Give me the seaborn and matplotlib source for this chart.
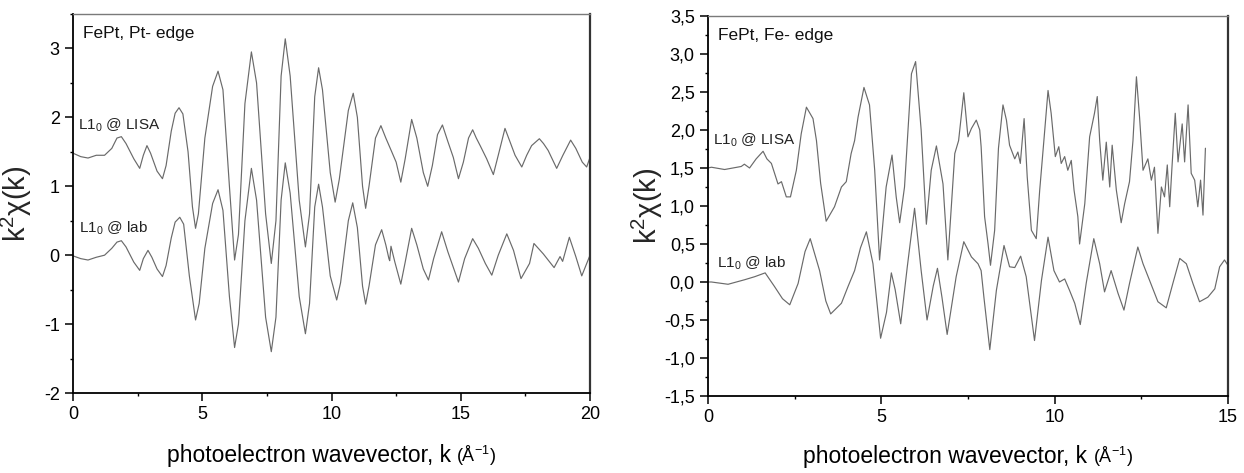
import numpy as np
import pandas as pd
import matplotlib
matplotlib.use("Agg")
import matplotlib.pyplot as plt
import seaborn as sns
from matplotlib.ticker import MultipleLocator, FuncFormatter
from matplotlib.offsetbox import TextArea, HPacker, AnchoredOffsetbox

# ---------------- data ----------------
pt_lisa_k = [0.00, 0.30, 0.58, 0.90, 1.22, 1.50, 1.70, 1.87, 2.05, 2.35, 2.58, 2.72, 2.86, 3.00, 3.25, 3.46,
             3.60, 3.80, 3.95, 4.10, 4.25, 4.45, 4.62, 4.74, 4.85, 5.10, 5.40, 5.61, 5.80, 6.05, 6.25, 6.40,
             6.65, 6.90, 7.10, 7.45, 7.67, 7.85, 8.05, 8.21, 8.40, 8.75, 8.99, 9.15, 9.35, 9.50, 9.65, 9.95,
             10.14, 10.30, 10.65, 10.84, 11.00, 11.20, 11.32, 11.45, 11.70, 11.91, 12.10, 12.33, 12.50, 12.68,
             12.85, 13.10, 13.30, 13.55, 13.72, 13.90, 14.10, 14.29, 14.50, 14.71, 14.91, 15.10, 15.30, 15.46,
             15.60, 15.75, 16.00, 16.26, 16.45, 16.71, 16.90, 17.10, 17.36, 17.55, 17.74, 18.04, 18.20, 18.38,
             18.71, 18.95, 19.25, 19.45, 19.70, 19.87, 20.00]
pt_lisa_chi = [1.48, 1.43, 1.41, 1.45, 1.45, 1.55, 1.70, 1.72, 1.62, 1.40, 1.26, 1.45, 1.59, 1.48, 1.22, 1.11,
               1.30, 1.80, 2.06, 2.14, 2.05, 1.50, 0.70, 0.39, 0.60, 1.70, 2.45, 2.67, 2.40, 1.00, -0.07, 0.30,
               2.20, 2.95, 2.50, 0.60, -0.12, 0.50, 2.60, 3.14, 2.60, 0.80, 0.12, 0.60, 2.30, 2.72, 2.40, 1.20,
               0.77, 1.10, 2.10, 2.35, 2.00, 1.00, 0.68, 1.00, 1.70, 1.88, 1.70, 1.50, 1.35, 1.06,
               1.40, 1.97, 1.70, 1.20, 1.00, 1.30, 1.75, 1.89, 1.65, 1.42, 1.11, 1.35, 1.70, 1.82,
               1.70, 1.59, 1.40, 1.17, 1.45, 1.84, 1.65, 1.45, 1.28, 1.45, 1.59, 1.69, 1.62, 1.52,
               1.26, 1.45, 1.67, 1.55, 1.35, 1.28, 1.42]

pt_lab_k = [0.00, 0.30, 0.58, 0.90, 1.22, 1.50, 1.70, 1.87, 2.05, 2.35, 2.58, 2.72, 2.90, 3.05, 3.25, 3.46,
            3.60, 3.80, 3.95, 4.13, 4.28, 4.50, 4.74, 4.88, 5.10, 5.40, 5.61, 5.80, 6.05, 6.25, 6.40, 6.65,
            6.90, 7.10, 7.45, 7.67, 7.85, 8.05, 8.21, 8.40, 8.75, 8.99, 9.15, 9.35, 9.50, 9.65, 9.95, 10.20,
            10.35, 10.65, 10.82, 11.00, 11.20, 11.32, 11.45, 11.70, 11.94, 12.10, 12.22, 12.25, 12.30, 12.45,
            12.68, 12.85, 13.10, 13.30, 13.55, 13.75, 13.95, 14.26, 14.50, 14.91, 15.15, 15.46, 15.68, 15.95,
            16.20, 16.45, 16.78, 17.04, 17.33, 17.66, 17.83, 18.19, 18.61, 18.84, 18.94, 19.20, 19.45, 19.68,
            20.00]
pt_lab_chi = [-0.01, -0.05, -0.07, -0.03, 0.00, 0.10, 0.19, 0.21, 0.12, -0.10, -0.22, -0.05, 0.07, -0.03, -0.20, -0.31,
              -0.15, 0.25, 0.48, 0.55, 0.45, -0.30, -0.94, -0.70, 0.10, 0.75, 0.95, 0.65, -0.60, -1.34, -1.00, 0.50,
              1.26, 0.80, -0.90, -1.40, -0.90, 0.80, 1.34, 0.90, -0.60, -1.14, -0.70, 0.70, 1.03, 0.70, -0.30, -0.65,
              -0.40, 0.50, 0.76, 0.40, -0.45, -0.71, -0.45, 0.15, 0.37, 0.15, -0.05, -0.08, 0.13, -0.10,
              -0.42, -0.10, 0.39, 0.15, -0.20, -0.36, -0.05, 0.34, 0.05, -0.39, -0.05, 0.24, 0.10, -0.12,
              -0.29, 0.00, 0.31, 0.07, -0.34, -0.12, 0.17, 0.02, -0.18, -0.02, -0.09, 0.26, -0.02, -0.30,
              0.00]

fe_lisa_k = [0.00, 0.10, 0.48, 0.96, 1.05, 1.20, 1.39, 1.59, 1.70, 1.83, 2.02, 2.12, 2.26, 2.38, 2.55, 2.69,
             2.84, 3.03, 3.13, 3.25, 3.41, 3.65, 3.85, 3.99, 4.13, 4.23, 4.33, 4.50, 4.66, 4.81, 4.95, 5.14,
             5.31, 5.43, 5.53, 5.67, 5.87, 5.99, 6.15, 6.30, 6.44, 6.59, 6.78, 6.92, 7.12, 7.23, 7.38, 7.50,
             7.60, 7.74, 7.84, 7.88, 7.98, 8.08, 8.15, 8.27, 8.38, 8.51, 8.61, 8.70, 8.85, 8.94, 9.01, 9.12,
             9.21, 9.33, 9.47, 9.57, 9.69, 9.81, 9.90, 10.02, 10.12, 10.19, 10.29, 10.38, 10.48, 10.56, 10.67,
             10.72, 10.87, 11.01, 11.15, 11.23, 11.30, 11.39, 11.49, 11.59, 11.66, 11.78, 11.92, 12.02, 12.16,
             12.26, 12.36, 12.45, 12.55, 12.69, 12.79, 12.88, 12.98, 13.08, 13.17, 13.25, 13.32, 13.38, 13.48,
             13.56, 13.68, 13.75, 13.85, 13.94, 14.04, 14.13, 14.21, 14.28, 14.35]
fe_lisa_chi = [1.50, 1.51, 1.48, 1.52, 1.55, 1.50, 1.62, 1.72, 1.62, 1.56, 1.29, 1.32, 1.12, 1.12, 1.47, 1.95,
               2.30, 2.15, 1.86, 1.30, 0.80, 0.99, 1.25, 1.32, 1.69, 1.86, 2.17, 2.56, 2.33, 1.47, 0.29, 1.25,
               1.67, 1.12, 0.78, 1.25, 2.74, 2.90, 2.00, 0.76, 1.47, 1.79, 1.29, 0.29, 1.69, 1.86, 2.49, 1.91,
               2.02, 2.13, 2.00, 1.78, 0.86, 0.50, 0.22, 0.68, 1.76, 2.33, 2.13, 1.80, 1.62, 1.71, 1.56, 2.15,
               1.38, 0.68, 0.57, 1.21, 1.86, 2.52, 2.22, 1.65, 1.78, 1.56, 1.65, 1.47, 1.60, 1.21, 0.86,
               0.50, 1.03, 1.91, 2.22, 2.44, 1.86, 1.34, 1.84, 1.25, 1.80, 1.21, 0.78, 1.03, 1.32,
               1.86, 2.70, 2.17, 1.47, 1.62, 1.34, 1.51, 0.64, 1.25, 1.12, 1.54, 0.99, 1.47, 2.22,
               1.58, 2.08, 1.58, 2.33, 1.43, 1.34, 0.99, 1.34, 0.88, 1.76]

fe_lab_k = [0.00, 0.10, 0.58, 1.06, 1.35, 1.65, 1.92, 2.15, 2.36, 2.60, 2.80, 2.95, 3.22, 3.40, 3.54, 3.85,
            4.04, 4.23, 4.40, 4.57, 4.76, 4.98, 5.15, 5.29, 5.40, 5.56, 5.75, 5.96, 6.15, 6.32, 6.50, 6.62,
            6.75, 6.90, 7.16, 7.38, 7.60, 7.79, 7.88, 7.96, 8.13, 8.32, 8.54, 8.70, 8.85, 9.02, 9.18, 9.28,
            9.42, 9.62, 9.81, 9.98, 10.14, 10.29, 10.43, 10.58, 10.74, 10.91, 11.13, 11.30, 11.44, 11.63,
            11.83, 12.00, 12.16, 12.40, 12.55, 12.74, 12.98, 13.22, 13.41, 13.61, 13.80, 13.99, 14.18, 14.42,
            14.62, 14.76, 14.90, 15.00]
fe_lab_chi = [0.00, 0.00, -0.03, 0.03, 0.07, 0.12, -0.06, -0.22, -0.30, -0.02, 0.40, 0.57, 0.15, -0.25, -0.42, -0.28,
              -0.06, 0.15, 0.45, 0.66, 0.24, -0.74, -0.40, 0.12, -0.10, -0.55, 0.20, 0.97, 0.15, -0.50, -0.05, 0.18,
              -0.20, -0.69, 0.07, 0.53, 0.33, 0.24, 0.15, -0.20, -0.89, -0.11, 0.48, 0.20, 0.19, 0.34, 0.07, -0.28,
              -0.77, 0.02, 0.59, 0.15, 0.00, 0.04, -0.11, -0.28, -0.56, -0.02, 0.57, 0.24, -0.13, 0.15,
              -0.15, -0.37, -0.02, 0.46, 0.24, 0.02, -0.26, -0.34, -0.02, 0.31, 0.24, -0.02, -0.26, -0.20,
              -0.09, 0.20, 0.29, 0.22]

panel_titles = ["FePt, Pt- edge", "FePt, Fe- edge"]
series_names = ["L1$_0$ @ LISA", "L1$_0$ @ lab"]
x_main = "photoelectron wavevector, k"
x_unit = "(Å$^{-1}$)"
y_label = "$k^2$χ(k)"

# ---------------- style ----------------
sns.set_theme(style="ticks")
plt.rcParams["font.family"] = ["Liberation Sans", "DejaVu Sans"]
plt.rcParams["mathtext.default"] = "regular"
plt.rcParams["axes.unicode_minus"] = False

fig = plt.figure(figsize=(12.44, 4.73), dpi=100)
axL = fig.add_axes([0.0587, 0.1691, 0.4156, 0.8013])
axR = fig.add_axes([0.5691, 0.1628, 0.4180, 0.8034])

line_kw = dict(color="#6a6a6a", linewidth=0.85, estimator=None, sort=False, legend=False)

sns.lineplot(x=pt_lisa_k, y=pt_lisa_chi, ax=axL, **line_kw)
sns.lineplot(x=pt_lab_k, y=pt_lab_chi, ax=axL, **line_kw)
sns.lineplot(x=fe_lisa_k, y=fe_lisa_chi, ax=axR, **line_kw)
sns.lineplot(x=fe_lab_k, y=fe_lab_chi, ax=axR, **line_kw)

axL.set_xlim(0, 20)
axL.set_ylim(-2, 3.5)
axR.set_xlim(0, 15)
axR.set_ylim(-1.5, 3.5)

axL.xaxis.set_major_locator(MultipleLocator(5))
axL.xaxis.set_minor_locator(MultipleLocator(2.5))
axL.yaxis.set_major_locator(MultipleLocator(1))
axL.yaxis.set_minor_locator(MultipleLocator(0.5))
axL.yaxis.set_major_formatter(FuncFormatter(lambda v, _: f"{v:.0f}"))

axR.xaxis.set_major_locator(MultipleLocator(5))
axR.xaxis.set_minor_locator(MultipleLocator(2.5))
axR.yaxis.set_major_locator(MultipleLocator(0.5))
axR.yaxis.set_minor_locator(MultipleLocator(0.25))
axR.yaxis.set_major_formatter(FuncFormatter(lambda v, _: f"{v:.1f}".replace(".", ",")))

for ax in (axL, axR):
    ax.tick_params(which="major", direction="out", length=5.5, width=1.1, labelsize=13, colors="black", pad=4)
    ax.tick_params(which="minor", direction="out", length=2.5, width=1.0, colors="black")
    ax.tick_params(top=False, right=False, which="both")
    for s in ("left", "bottom"):
        ax.spines[s].set_color("black")
        ax.spines[s].set_linewidth(1.3)
    ax.spines["top"].set_color("#7a7a7a")
    ax.spines["top"].set_linewidth(1.0)
    ax.spines["right"].set_color("#333333")
    ax.spines["right"].set_linewidth(1.6)
    ax.set_xlabel("")
    ax.set_ylabel(y_label, fontsize=21)

axL.yaxis.set_label_coords(-0.075, 0.5)
axR.yaxis.set_label_coords(-0.082, 0.5)

# panel titles
for ax, t in zip((axL, axR), panel_titles):
    ax.annotate(t, xy=(0, 1), xycoords="axes fraction", xytext=(7.5, -17.5),
                textcoords="offset points", va="baseline", ha="left", fontsize=12.5, color="#111111")

# series labels
axL.text(0.2, 1.88, series_names[0], fontsize=11, va="center", ha="left", color="#222222")
axL.text(0.25, 0.39, series_names[1], fontsize=11, va="center", ha="left", color="#222222")
axR.text(0.15, 1.86, series_names[0], fontsize=11, va="center", ha="left", color="#222222")
axR.text(0.25, 0.25, series_names[1], fontsize=11, va="center", ha="left", color="#222222")

# x labels with mixed font sizes
for ax, yoff in ((axL, -0.135), (axR, -0.13)):
    pack = HPacker(children=[TextArea(x_main, textprops=dict(fontsize=16.5, color="black")),
                             TextArea(x_unit, textprops=dict(fontsize=13, color="black"))],
                   align="baseline", pad=0, sep=4)
    box = AnchoredOffsetbox(loc="upper center", child=pack, pad=0, borderpad=0, frameon=False,
                            bbox_to_anchor=(0.5, yoff), bbox_transform=ax.transAxes)
    ax.add_artist(box)

fig.savefig("out.png", dpi=100, facecolor="white")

━━━

# WHAT THIS TASK INVOLVES
Please restate the material above line by line, exactly, beginning at its first line and ending with the line that contains "from matplotlib.offsetbox import", without any pictures.

# SOLUTION FOR THIS EXERCISE
Give me the seaborn and matplotlib source for this chart.
import numpy as np
import pandas as pd
import matplotlib
matplotlib.use("Agg")
import matplotlib.pyplot as plt
import seaborn as sns
from matplotlib.ticker import MultipleLocator, FuncFormatter
from matplotlib.offsetbox import TextArea, HPacker, AnchoredOffsetbox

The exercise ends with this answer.